By Jack McCall

I will admit it. I am an optimist. As Webster’s Dictionary defines it, I am one of those people who believe that good will prevail. I have come to be this way for many reasons.

First, I came into this world equipped with an easy, cheerful disposition.

My mother told me that when I was a baby, she never knew when I went to sleep at night or when I woke up in the morning. At night she would put me in the baby bed and I would play until I went to sleep, and in the morning when I woke up, I would play and coo until she came to get me out of the bed. You might say a part of my personality is bent toward happiness. Some of that must come in our gene package. Our granddaughter Elizabeth Jane is turned that way.

Across the Miles
Jack McCall

Second, I grew up in a home permeated with optimism and hope. My father was a pleasant man to be around and my mother was often heard to say, “Every situation will usually work itself out if you will just let it.” One of the themes of our household can be found in the words of King David of old, “I have been young, and now am old; yet have I not seen the righteous forsaken, nor his seed begging bread.”

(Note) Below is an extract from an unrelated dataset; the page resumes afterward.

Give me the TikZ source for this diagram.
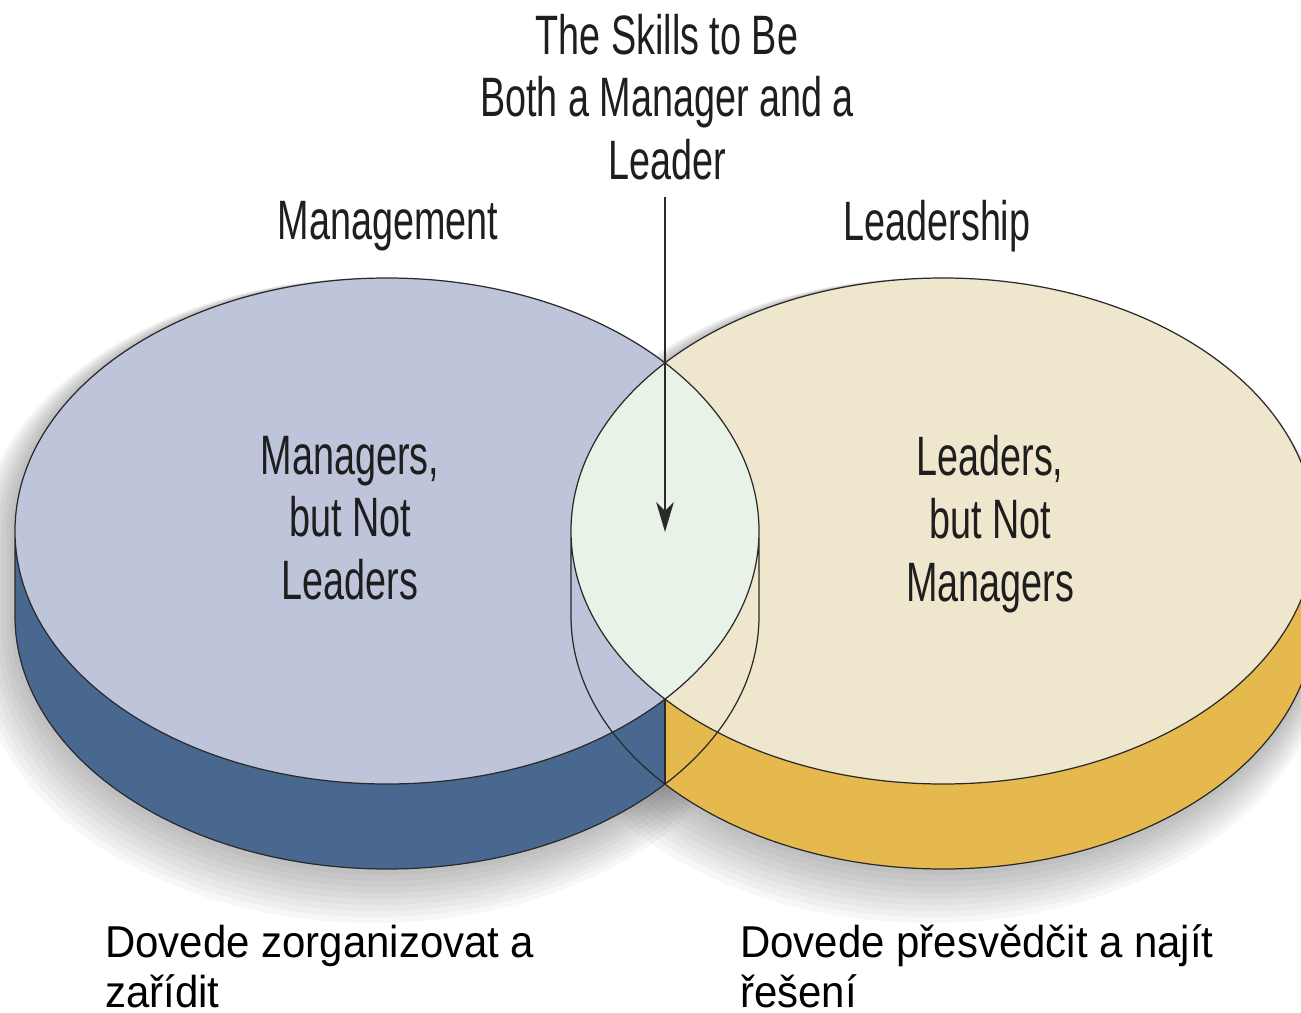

Third, in the home where I grew up, I came to have faith in God. My brothers, my sister and I were taught it and our parents lived it.

When I was a small boy, a man came to our house one day selling various religious-based articles. Among them were Bibles and Bible story books. He also offered a variety of quotes and sayings and Scripture verses printed on beautiful backgrounds suitable for framing. My mother seemed most interested in those, especially one in particular. Its background was a stunningly deep royal blue and on it, etched in fine gold glitter, were the words, “Have Faith in God.”

She purchased it, framed it, and hung it on the living room wall just to the right of the front door. Over many years it quietly delivered its message as we would come and go. So revered was its place in our house that my mother had an exact replica of it inscribed on our father’s gravestone. Without faith in God there is no real cause for optimism.

Besides all that, I am an optimist because of what I have observed and experienced throughout my life.

Of course, there is so much going on in our world today that does not lend itself to optimism. I have observed over the years with resigned amusement as U.S. ambassadors have trekked back and forth to and from the Middle East seeking to maintain some sort of peace. No lasting peace will ever be achieved there, at least not a negotiated peace. The Arabs hate the Israelis. They always have and they always will. We will be embroiled in some kind of conflict in that part of the world until the end.

These days there is much talk about the health of our national economy. The homepage of my computer displays the headlines of the Wall Street Journal. Everyday the stock market showcases its hypersensitivity. The slightest bit of new information can send it soaring or spiraling downward. Almost all the “experts” see a correction coming. And then there is our federal government, which seems intent on remaining embroiled in an ugly political tug-of-war that weighs on us all.

At the time of this writing another mass shooting is being reported – in a church no less. One is prone to ask, “What is our world coming to?”

Yet in the face of so much uncertainty, there is still much room for optimism.

And I find hope in the words of an old hymn that goes like this, “Many things about tomorrow I don’t seem to understand. But I know who holds tomorrow, and I know who holds my hand.”